**Work to do:** Please retype the data in full and exactly; the pictures are not part of the copy.
________
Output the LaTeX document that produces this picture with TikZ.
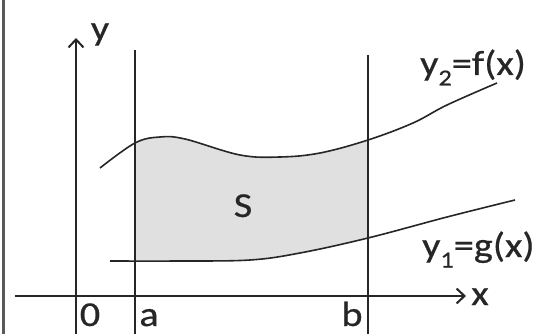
\documentclass[tikz,border=0pt]{standalone}
\usepackage{fontspec}
\setmainfont[FakeStretch=1.15,FakeBold=0.6]{Carlito}
\usetikzlibrary{arrows.meta}
\begin{document}
\begin{tikzpicture}[x=1pt,y=-1pt,
  axis/.style={line width=2pt,black!85},
  vline/.style={line width=2pt,black!85},
  curve/.style={line width=1.6pt,black!85},
  lbl/.style={font=\fontsize{35}{40}\selectfont,inner sep=0pt,text=black!85},
  tip/.style={-{Straight Barb[length=8pt,width=15pt,line width=2pt]}}]
\useasboundingbox (0,0) rectangle (560,334);
\fill[white] (0,0) rectangle (560,334);
% shaded region
\begin{scope}
  \clip (135,0) rectangle (368,334);
  \fill[black!12] plot[smooth,tension=0.6] coordinates {(100,168) (135,143) (160,137) (185,139) (240,155) (280,157) (320,153) (368,140) (413,123) (447,105) (497,83)}
    -- (515,200) -- plot[smooth,tension=0.6] coordinates {(515,200) (447,217) (368,238) (300,253) (250,260) (180,261) (110,261)} -- cycle;
\end{scope}
% frame edge
\draw[line width=3pt,black!65] (3,0) -- (3,334);
% named points
\coordinate (xs) at (15,296);
\coordinate (xe) at (466,296);
\coordinate (ys) at (76,334);
\coordinate (ye) at (76,38);
\coordinate (at) at (135,50);
\coordinate (ab) at (135,334);
\coordinate (bt) at (368,55);
\coordinate (bb) at (368,334);
% axes and verticals
\draw[axis,tip] (xs) -- (xe);
\draw[axis,tip] (ys) -- (ye);
\draw[vline] (at) -- (ab);
\draw[vline] (bt) -- (bb);
% curves
\draw[curve] plot[smooth,tension=0.6] coordinates {(100,168) (135,143) (160,137) (185,139) (240,155) (280,157) (320,153) (368,140) (413,123) (447,105) (497,83)};
\draw[curve] plot[smooth,tension=0.6] coordinates {(110,261) (180,261) (250,260) (300,253) (368,238) (447,217) (515,200)};
% labels
\node[lbl,anchor=base] (ylab) at (100,40) {y};
\node[lbl,anchor=base] (xlab) at (480,305) {x};
\node[lbl,anchor=base] (slab) at (243,217) {S};
\node[lbl,anchor=base] (olab) at (90,326) {0};
\node[lbl,anchor=base] (alab) at (149,326) {a};
\node[lbl,anchor=base] (blab) at (352,326) {b};
\node[lbl,anchor=base west] (flab) at (420,75) {y\raisebox{-0.3em}{\fontsize{23}{25}\selectfont 2}=f(x)};
\node[lbl,anchor=base west] (glab) at (422,257) {y\raisebox{-0.3em}{\fontsize{23}{25}\selectfont 1}=g(x)};
\end{tikzpicture}
\end{document}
________
**Solution:**
Output the LaTeX document that produces this picture with TikZ.
\documentclass[tikz,border=0pt]{standalone}
\usepackage{fontspec}
\setmainfont[FakeStretch=1.15,FakeBold=0.6]{Carlito}
\usetikzlibrary{arrows.meta}
\begin{document}
\begin{tikzpicture}[x=1pt,y=-1pt,
  axis/.style={line width=2pt,black!85},
  vline/.style={line width=2pt,black!85},
  curve/.style={line width=1.6pt,black!85},
  lbl/.style={font=\fontsize{35}{40}\selectfont,inner sep=0pt,text=black!85},
  tip/.style={-{Straight Barb[length=8pt,width=15pt,line width=2pt]}}]
\useasboundingbox (0,0) rectangle (560,334);
\fill[white] (0,0) rectangle (560,334);
% shaded region
\begin{scope}
  \clip (135,0) rectangle (368,334);
  \fill[black!12] plot[smooth,tension=0.6] coordinates {(100,168) (135,143) (160,137) (185,139) (240,155) (280,157) (320,153) (368,140) (413,123) (447,105) (497,83)}
    -- (515,200) -- plot[smooth,tension=0.6] coordinates {(515,200) (447,217) (368,238) (300,253) (250,260) (180,261) (110,261)} -- cycle;
\end{scope}
% frame edge
\draw[line width=3pt,black!65] (3,0) -- (3,334);
% named points
\coordinate (xs) at (15,296);
\coordinate (xe) at (466,296);
\coordinate (ys) at (76,334);
\coordinate (ye) at (76,38);
\coordinate (at) at (135,50);
\coordinate (ab) at (135,334);
\coordinate (bt) at (368,55);
\coordinate (bb) at (368,334);
% axes and verticals
\draw[axis,tip] (xs) -- (xe);
\draw[axis,tip] (ys) -- (ye);
\draw[vline] (at) -- (ab);
\draw[vline] (bt) -- (bb);
% curves
\draw[curve] plot[smooth,tension=0.6] coordinates {(100,168) (135,143) (160,137) (185,139) (240,155) (280,157) (320,153) (368,140) (413,123) (447,105) (497,83)};
\draw[curve] plot[smooth,tension=0.6] coordinates {(110,261) (180,261) (250,260) (300,253) (368,238) (447,217) (515,200)};
% labels
\node[lbl,anchor=base] (ylab) at (100,40) {y};
\node[lbl,anchor=base] (xlab) at (480,305) {x};
\node[lbl,anchor=base] (slab) at (243,217) {S};
\node[lbl,anchor=base] (olab) at (90,326) {0};
\node[lbl,anchor=base] (alab) at (149,326) {a};
\node[lbl,anchor=base] (blab) at (352,326) {b};
\node[lbl,anchor=base west] (flab) at (420,75) {y\raisebox{-0.3em}{\fontsize{23}{25}\selectfont 2}=f(x)};
\node[lbl,anchor=base west] (glab) at (422,257) {y\raisebox{-0.3em}{\fontsize{23}{25}\selectfont 1}=g(x)};
\end{tikzpicture}
\end{document}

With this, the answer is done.